Bournemouth has the best beaches in the UK as voted by trip advisor, with over seven miles of golden sand.  It is the first town in England to hold three flags – the international Blue Flag for its high quality beaches, the Purple Flag for its night-time entertainment and safety, and the Green Flag for its parks and green open spaces.  In 2014 it received the gold award at the prestigious European competition, Entente Florale for outstanding floral displays and ten golds received at the South and South East of England in Bloom awards.

Situated on the south coast, Bournemouth and the surrounding area have plenty to offer in terms of beach and water pursuits, plus the outstanding natural beauty of the New Forest and the Dorset Jurassic Coast.  You can do yoga on the beach, paddle-boarding, surfing, canoeing, paragliding, and a host of other activities.  The view from the Bournemouth Eye balloon can give you views of up to 25 miles across the English Channel and the Solent.  The population totals 188,000 approximately, large enough to have all of the facilities of a big town, small enough that you will never feel lost.

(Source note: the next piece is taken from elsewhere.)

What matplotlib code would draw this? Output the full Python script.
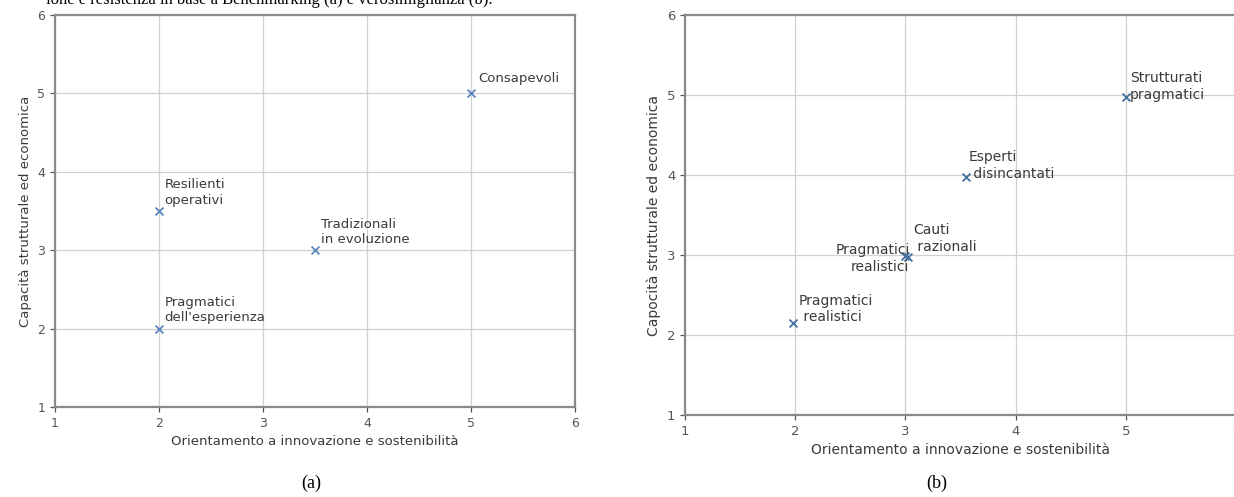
import matplotlib
matplotlib.use("Agg")
import matplotlib.pyplot as plt

# ---- data: panel (a) Benchmarking ----
a_labels = ["Consapevoli", "Resilienti\noperativi", "Tradizionali\nin evoluzione", "Pragmatici\ndell'esperienza"]
a_x = [5.0, 2.0, 3.5, 2.0]
a_y = [5.0, 3.5, 3.0, 2.0]

# ---- data: panel (b) verosimiglianza ----
b_labels = ["Strutturati\npragmatici", "Esperti\n disincantati", "Cauti\n razionali",
            "Pragmatici\nrealistici", "Pragmatici\n realistici"]
b_x = [5.0, 3.55, 3.02, 3.0, 1.98]
b_y = [4.98, 3.98, 2.98, 2.99, 2.15]

xlabel = "Orientamento a innovazione e sostenibilità"
a_ylabel = "Capacità strutturale ed economica"
b_ylabel = "Capocità strutturale ed economica"
ticks = [1, 2, 3, 4, 5, 6]
caption_top = "ione e resistenza in base a Benchmarking (a) e verosimiglianza (b)."

# label placement styles (offset points, alignment)
a_style = [((5, 6), "left", "bottom"), ((4, 3), "left", "bottom"),
           ((4, 3), "left", "bottom"), ((4, 3), "left", "bottom")]
b_style = [((3, -4), "left", "bottom"), ((2, -3), "left", "bottom"),
           ((4, 2), "left", "bottom"), ((3, -2), "right", "center"),
           ((4, -1), "left", "bottom")]

W, H = 1234, 497
fig = plt.figure(figsize=(W / 100, H / 100), dpi=100)

def px_axes(x0, x1, ytop, ybot):
    return fig.add_axes([x0 / W, 1 - ybot / H, (x1 - x0) / W, (ybot - ytop) / H])

axA = px_axes(55, 575, 15, 407)
axB = px_axes(685, 1236, 15, 415)

txt_col = "#3a3a3a"
spine_col = "#8a8a8a"

def style(ax, ylab, fs, mcol, xs, ys, labels, styles):
    ax.set_xlim(1, 6)
    ax.set_ylim(1, 6)
    ax.set_xticks(ticks)
    ax.set_yticks(ticks)
    ax.grid(True, color="#d0d0d0", linewidth=0.9)
    ax.set_axisbelow(True)
    for s in ax.spines.values():
        s.set_color(spine_col)
        s.set_linewidth(1.6)
    ax.tick_params(labelsize=fs - 0.5, colors="#555555", length=3.5, width=0.9)
    ax.set_xlabel(xlabel, fontsize=fs, color=txt_col, labelpad=4)
    ax.set_ylabel(ylab, fontsize=fs, color=txt_col, labelpad=4)
    ax.scatter(xs, ys, marker="x", s=32, color=mcol, linewidths=1.3, zorder=3)
    for lab, x, y, (off, ha, va) in zip(labels, xs, ys, styles):
        ax.annotate(lab, (x, y), xytext=off, textcoords="offset points",
                    ha=ha, va=va, multialignment=ha, fontsize=fs,
                    color=txt_col, linespacing=1.25)

style(axA, a_ylabel, 9.5, "#5a86c0", a_x, a_y, a_labels, a_style)
style(axB, b_ylabel, 10, "#456f9f", b_x, b_y, b_labels, b_style)

serif = ["Liberation Serif", "DejaVu Serif"]
fig.text(311 / W, 1 - 483 / H, "(a)", ha="center", va="center",
         fontsize=13, family=serif, color="black")
fig.text(937 / W, 1 - 483 / H, "(b)", ha="center", va="center",
         fontsize=13, family=serif, color="black")
fig.text(493 / W, 1 - 4 / H, caption_top, ha="right", va="baseline",
         fontsize=12, family=serif, color="black")

fig.savefig("out.png", dpi=100)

There are many beaches within Bournemouth and one links into another.  Bournemouth and Boscombe beaches are the main tourist areas, each containing its own pier with Bournemouth Pier also housing a large 1920’s art deco small theatre at the end.  You can take part in many water sports, there are a large number of places to eat, cafes and the open space by Bournemouth Pier has just been created to offer free large entertainment events such  as music, dance and an open air cinema.

 

Further along to the west, you cross over into Poole, with its many chines each one individually presented in its original layout.  This area leads right along to Sandbanks, home to some of the UK’s most wealthiest and stunning homes.

 

To the east you hit Southbourne beaches, quieter and a favourite with locals with pretty cliff top walks.  These beaches lead along to Hengistbury Head, a local nature reserve and a site of international importance as it is a place where some of the earliest settlers dating back to the stone age made their home.  It boasts some of the most beautiful panoramic views across from west to east and over the Isle of Wight this area being one of the closest points to the Island.  This area leads into Mudeford and Christchurch Quay, which house beautiful beaches and the River Stour respectively.